I contemplated observing Lent this year. Like somehow if I checked that box, God might heal Danny.
Please tell me I’m not the only one who tries to do the right things in order to get what I want from God, like he’s a vending machine.
Lord, I’ll deposit regular church attendance, Bible reading, tithing, observation of Lent and a good attempt of Jesus-imitating living with a touch of vulnerability and take 1H for one healing for my husband.
I know it’s just wishful thinking and God doesn’t work that way, but maybe the rare vision that flashes in my mind is our future? And, just maybe if I check all the right boxes and do all the right things, life on the parallel will make it’s way back onto the straight path. Maybe.
Or, maybe I’m looking in all the wrong places, at all the wrong things and totally missing the right, the right now.
By missing the right now, I’m missing the picture of grace that stretched out on the Cross; the very thing that Lent leads to. The Cross.
Changing our mindset and our thinking takes a lot of practice and repetition. Prompted by my counselor, instead of giving up caffeine and alcohol for Lent, I’m adding in daily accounts of joy.
Danny walked 2,541 steps today. The most ever.
Corbin wanted his father to watch his baseball practice, so we gambled on the gravel and won.
And, this one too.
My father flew in from Arizona to fix my car. It was so nice to do life with him for just over a week!
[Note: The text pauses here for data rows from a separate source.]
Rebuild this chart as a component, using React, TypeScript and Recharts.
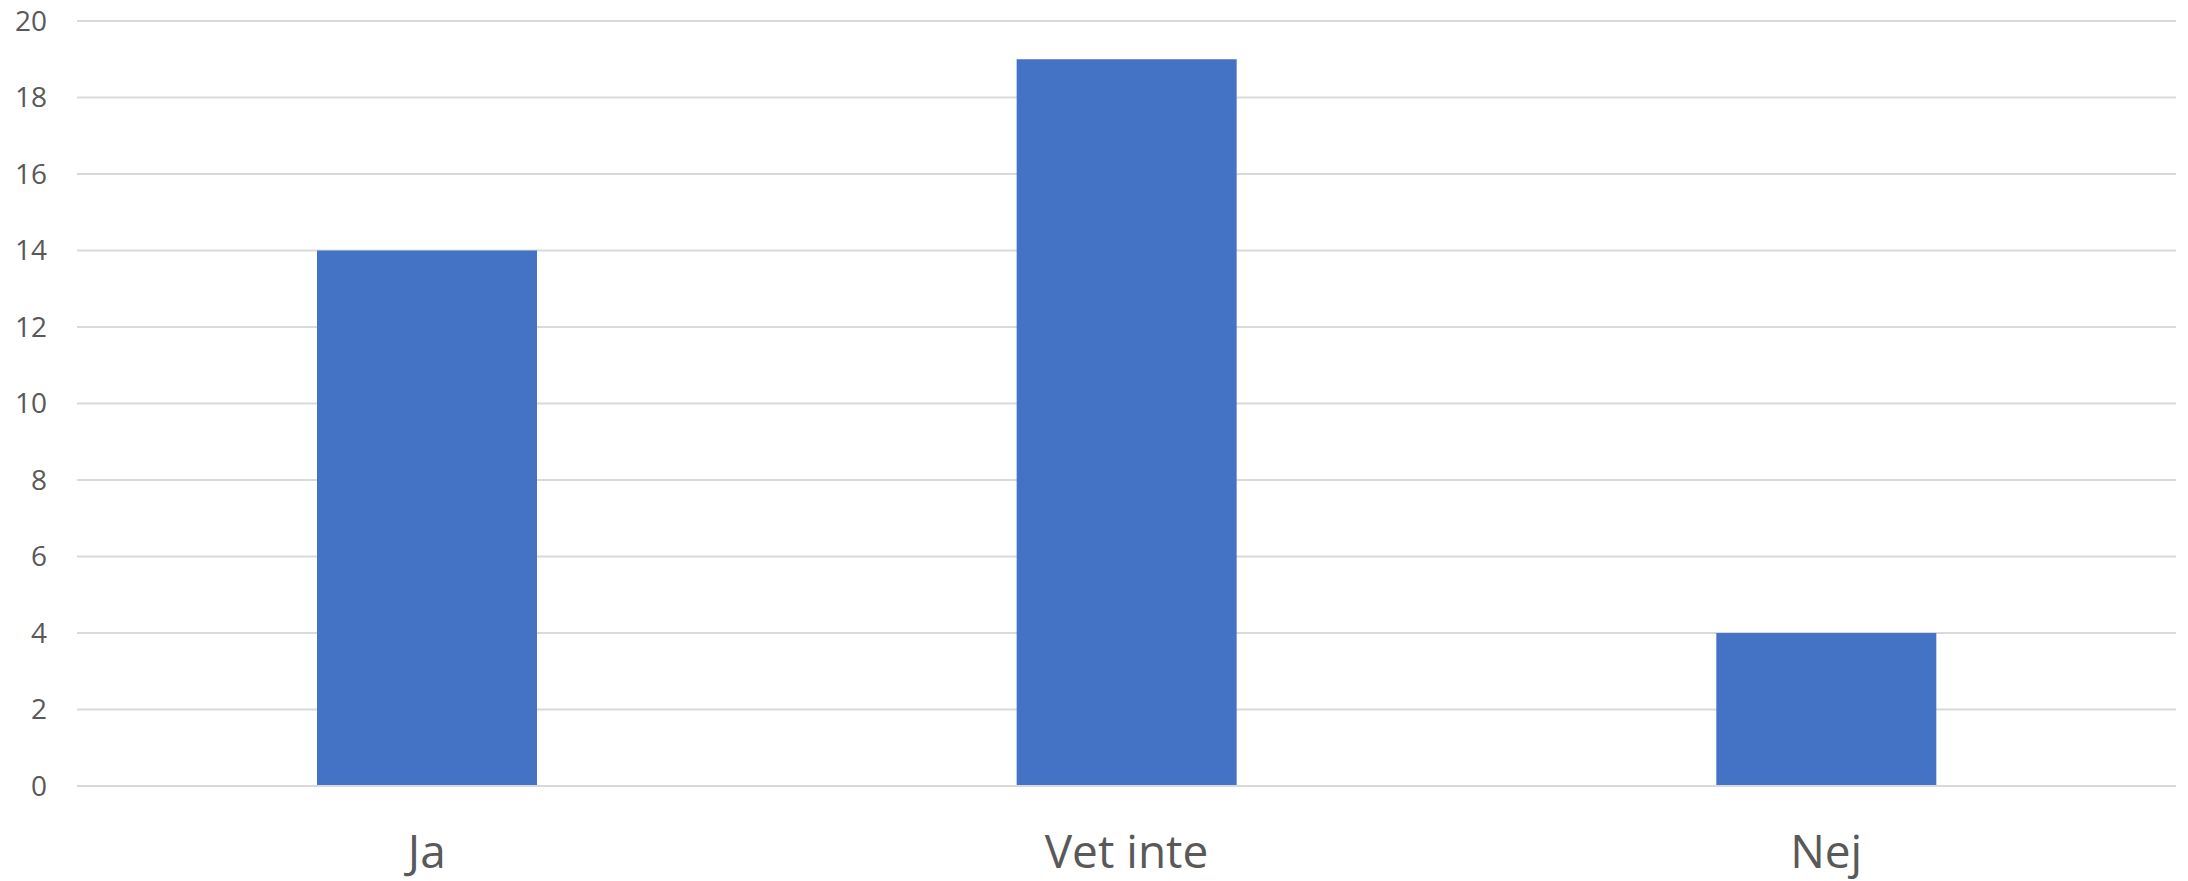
import React from 'react';
import { BarChart, Bar, XAxis, YAxis, CartesianGrid } from 'recharts';

const categories = ['Ja', 'Vet inte', 'Nej'];
const values = [14, 19, 4];
const yTicks = [0, 2, 4, 6, 8, 10, 12, 14, 16, 18, 20];

const data = categories.map((name, i) => ({ name, value: values[i] }));

export default function App() {
  return (
    <div style={{ position: 'absolute', left: 0, top: 0, width: 2188, height: 881, background: '#fff' }}>
      <BarChart
        width={2188}
        height={881}
        data={data}
        margin={{ top: 21, right: 12, left: 0, bottom: 0 }}
        barCategoryGap="34.3%"
      >
        <CartesianGrid vertical={false} stroke="#d9d9d9" strokeWidth={2} />
        <XAxis
          dataKey="name"
          height={95}
          axisLine={{ stroke: '#d9d9d9', strokeWidth: 2 }}
          tickLine={false}
          tickSize={0}
          tickMargin={49}
          tick={{ fill: '#595959', fontSize: 46, fontFamily: 'Open Sans' }}
        />
        <YAxis
          width={77}
          domain={[0, 20]}
          ticks={yTicks}
          interval={0}
          axisLine={false}
          tickLine={false}
          tickSize={0}
          tickMargin={30}
          tick={{ fill: '#595959', fontSize: 28, fontFamily: 'Open Sans' }}
        />
        <Bar dataKey="value" fill="#4472C4" isAnimationActive={false} />
      </BarChart>
    </div>
  );
}
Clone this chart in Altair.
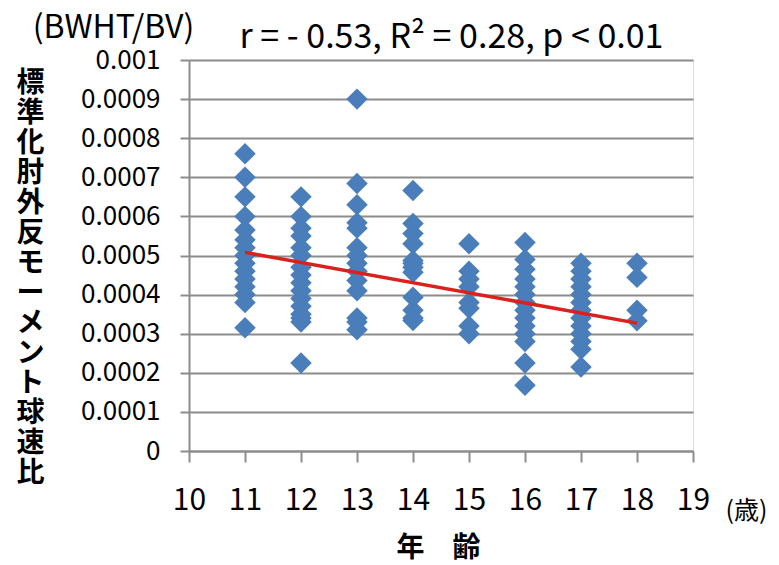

Though my father bore the labor to fix my car, the cost of parts became heavier. But God moved and we received an unexpected letter, an unexpected gift in the memory of a father I’ve never seen. A father’s memory, sent to my father’s hands and provided by our heavenly Father.
Corbin is a baseball rookie and it’s obvious. Coupled during a time of low self esteem, I asked the Lord to give him an opportunity to wow, a moment to feel proud of. On this day, my rookie son got the winning hit, to drive home the winning run and received the first game ball of the season.
Lately, I’ve been spinning in circles. Not really going anywhere or feeling anything. Numb. Each day, each week, my routine is about the same and I just needed something to break me out of the vicious cycle of numbness.
Insert joy. Find it. Seek it.
I asked Danny what he wanted to share with you all today; what he wanted everyone to pray for.
I’m just grateful that things are going so well with [caregiver]. I just want that to grow and continue to get better. And, I feel strong. My walking feels good.
Perhaps joy is catching.
Are you In On 10 today? Did you pray? Did you give?
Maybe this is the time. Maybe, just maybe, 2015 is when button 1H isn’t Out of Order. Maybe God says yes.